→ **OBJECTIVE**:
Return the data exactly, with all pictures removed.
###
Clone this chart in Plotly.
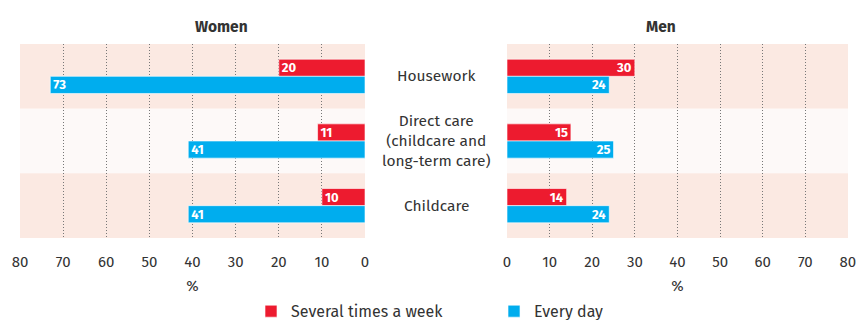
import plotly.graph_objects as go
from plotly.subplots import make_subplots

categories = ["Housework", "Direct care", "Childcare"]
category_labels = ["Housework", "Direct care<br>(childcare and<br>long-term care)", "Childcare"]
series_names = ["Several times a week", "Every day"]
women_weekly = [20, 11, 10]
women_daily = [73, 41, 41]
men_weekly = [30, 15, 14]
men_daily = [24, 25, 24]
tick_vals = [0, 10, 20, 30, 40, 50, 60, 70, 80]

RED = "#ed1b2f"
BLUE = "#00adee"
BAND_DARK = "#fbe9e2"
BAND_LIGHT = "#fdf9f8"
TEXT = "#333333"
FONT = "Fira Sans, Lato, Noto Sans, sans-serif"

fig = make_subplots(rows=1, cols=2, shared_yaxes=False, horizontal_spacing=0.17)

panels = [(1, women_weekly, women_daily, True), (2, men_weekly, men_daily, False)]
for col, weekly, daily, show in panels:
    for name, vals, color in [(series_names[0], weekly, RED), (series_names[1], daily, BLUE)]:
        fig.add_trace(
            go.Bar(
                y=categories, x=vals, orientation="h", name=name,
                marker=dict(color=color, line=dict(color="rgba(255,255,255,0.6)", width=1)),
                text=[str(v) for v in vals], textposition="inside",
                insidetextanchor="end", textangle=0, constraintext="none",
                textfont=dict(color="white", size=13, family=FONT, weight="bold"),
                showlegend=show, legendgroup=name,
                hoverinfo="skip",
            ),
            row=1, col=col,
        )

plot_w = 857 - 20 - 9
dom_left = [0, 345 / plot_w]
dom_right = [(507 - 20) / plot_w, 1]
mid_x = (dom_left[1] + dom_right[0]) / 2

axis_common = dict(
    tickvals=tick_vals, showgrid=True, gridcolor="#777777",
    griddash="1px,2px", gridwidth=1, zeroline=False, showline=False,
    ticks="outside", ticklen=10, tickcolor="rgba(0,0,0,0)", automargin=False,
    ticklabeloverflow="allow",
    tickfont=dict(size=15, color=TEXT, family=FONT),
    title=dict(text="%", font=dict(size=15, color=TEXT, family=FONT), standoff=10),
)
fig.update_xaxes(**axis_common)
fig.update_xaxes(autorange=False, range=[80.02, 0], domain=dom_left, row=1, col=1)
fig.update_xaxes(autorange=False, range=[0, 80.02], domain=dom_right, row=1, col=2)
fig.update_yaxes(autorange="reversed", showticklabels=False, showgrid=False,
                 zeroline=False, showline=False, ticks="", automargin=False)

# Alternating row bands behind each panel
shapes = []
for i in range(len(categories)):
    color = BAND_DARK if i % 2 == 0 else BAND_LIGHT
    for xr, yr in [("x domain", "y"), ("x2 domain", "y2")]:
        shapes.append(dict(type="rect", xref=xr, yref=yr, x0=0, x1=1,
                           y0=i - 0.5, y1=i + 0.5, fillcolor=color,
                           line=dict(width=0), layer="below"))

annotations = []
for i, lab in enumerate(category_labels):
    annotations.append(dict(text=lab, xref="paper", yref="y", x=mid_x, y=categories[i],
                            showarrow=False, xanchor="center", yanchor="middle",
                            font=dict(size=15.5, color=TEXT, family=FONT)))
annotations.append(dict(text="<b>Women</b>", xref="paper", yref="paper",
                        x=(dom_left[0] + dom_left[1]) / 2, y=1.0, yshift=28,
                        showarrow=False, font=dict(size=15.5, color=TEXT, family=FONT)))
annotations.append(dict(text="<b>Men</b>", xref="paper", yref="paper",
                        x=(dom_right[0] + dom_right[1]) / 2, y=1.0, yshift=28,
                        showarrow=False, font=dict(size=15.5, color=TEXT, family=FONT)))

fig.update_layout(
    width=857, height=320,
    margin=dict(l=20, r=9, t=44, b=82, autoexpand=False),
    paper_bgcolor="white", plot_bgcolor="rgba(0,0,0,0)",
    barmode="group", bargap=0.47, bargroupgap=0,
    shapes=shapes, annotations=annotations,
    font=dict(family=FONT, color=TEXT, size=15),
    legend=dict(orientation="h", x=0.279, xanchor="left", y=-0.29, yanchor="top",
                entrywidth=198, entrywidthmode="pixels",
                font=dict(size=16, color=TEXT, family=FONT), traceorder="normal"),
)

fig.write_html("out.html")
###
→ **FINAL RESULT**:
Clone this chart in Plotly.
import plotly.graph_objects as go
from plotly.subplots import make_subplots

categories = ["Housework", "Direct care", "Childcare"]
category_labels = ["Housework", "Direct care<br>(childcare and<br>long-term care)", "Childcare"]
series_names = ["Several times a week", "Every day"]
women_weekly = [20, 11, 10]
women_daily = [73, 41, 41]
men_weekly = [30, 15, 14]
men_daily = [24, 25, 24]
tick_vals = [0, 10, 20, 30, 40, 50, 60, 70, 80]

RED = "#ed1b2f"
BLUE = "#00adee"
BAND_DARK = "#fbe9e2"
BAND_LIGHT = "#fdf9f8"
TEXT = "#333333"
FONT = "Fira Sans, Lato, Noto Sans, sans-serif"

fig = make_subplots(rows=1, cols=2, shared_yaxes=False, horizontal_spacing=0.17)

panels = [(1, women_weekly, women_daily, True), (2, men_weekly, men_daily, False)]
for col, weekly, daily, show in panels:
    for name, vals, color in [(series_names[0], weekly, RED), (series_names[1], daily, BLUE)]:
        fig.add_trace(
            go.Bar(
                y=categories, x=vals, orientation="h", name=name,
                marker=dict(color=color, line=dict(color="rgba(255,255,255,0.6)", width=1)),
                text=[str(v) for v in vals], textposition="inside",
                insidetextanchor="end", textangle=0, constraintext="none",
                textfont=dict(color="white", size=13, family=FONT, weight="bold"),
                showlegend=show, legendgroup=name,
                hoverinfo="skip",
            ),
            row=1, col=col,
        )

plot_w = 857 - 20 - 9
dom_left = [0, 345 / plot_w]
dom_right = [(507 - 20) / plot_w, 1]
mid_x = (dom_left[1] + dom_right[0]) / 2

axis_common = dict(
    tickvals=tick_vals, showgrid=True, gridcolor="#777777",
    griddash="1px,2px", gridwidth=1, zeroline=False, showline=False,
    ticks="outside", ticklen=10, tickcolor="rgba(0,0,0,0)", automargin=False,
    ticklabeloverflow="allow",
    tickfont=dict(size=15, color=TEXT, family=FONT),
    title=dict(text="%", font=dict(size=15, color=TEXT, family=FONT), standoff=10),
)
fig.update_xaxes(**axis_common)
fig.update_xaxes(autorange=False, range=[80.02, 0], domain=dom_left, row=1, col=1)
fig.update_xaxes(autorange=False, range=[0, 80.02], domain=dom_right, row=1, col=2)
fig.update_yaxes(autorange="reversed", showticklabels=False, showgrid=False,
                 zeroline=False, showline=False, ticks="", automargin=False)

# Alternating row bands behind each panel
shapes = []
for i in range(len(categories)):
    color = BAND_DARK if i % 2 == 0 else BAND_LIGHT
    for xr, yr in [("x domain", "y"), ("x2 domain", "y2")]:
        shapes.append(dict(type="rect", xref=xr, yref=yr, x0=0, x1=1,
                           y0=i - 0.5, y1=i + 0.5, fillcolor=color,
                           line=dict(width=0), layer="below"))

annotations = []
for i, lab in enumerate(category_labels):
    annotations.append(dict(text=lab, xref="paper", yref="y", x=mid_x, y=categories[i],
                            showarrow=False, xanchor="center", yanchor="middle",
                            font=dict(size=15.5, color=TEXT, family=FONT)))
annotations.append(dict(text="<b>Women</b>", xref="paper", yref="paper",
                        x=(dom_left[0] + dom_left[1]) / 2, y=1.0, yshift=28,
                        showarrow=False, font=dict(size=15.5, color=TEXT, family=FONT)))
annotations.append(dict(text="<b>Men</b>", xref="paper", yref="paper",
                        x=(dom_right[0] + dom_right[1]) / 2, y=1.0, yshift=28,
                        showarrow=False, font=dict(size=15.5, color=TEXT, family=FONT)))

fig.update_layout(
    width=857, height=320,
    margin=dict(l=20, r=9, t=44, b=82, autoexpand=False),
    paper_bgcolor="white", plot_bgcolor="rgba(0,0,0,0)",
    barmode="group", bargap=0.47, bargroupgap=0,
    shapes=shapes, annotations=annotations,
    font=dict(family=FONT, color=TEXT, size=15),
    legend=dict(orientation="h", x=0.279, xanchor="left", y=-0.29, yanchor="top",
                entrywidth=198, entrywidthmode="pixels",
                font=dict(size=16, color=TEXT, family=FONT), traceorder="normal"),
)

fig.write_html("out.html")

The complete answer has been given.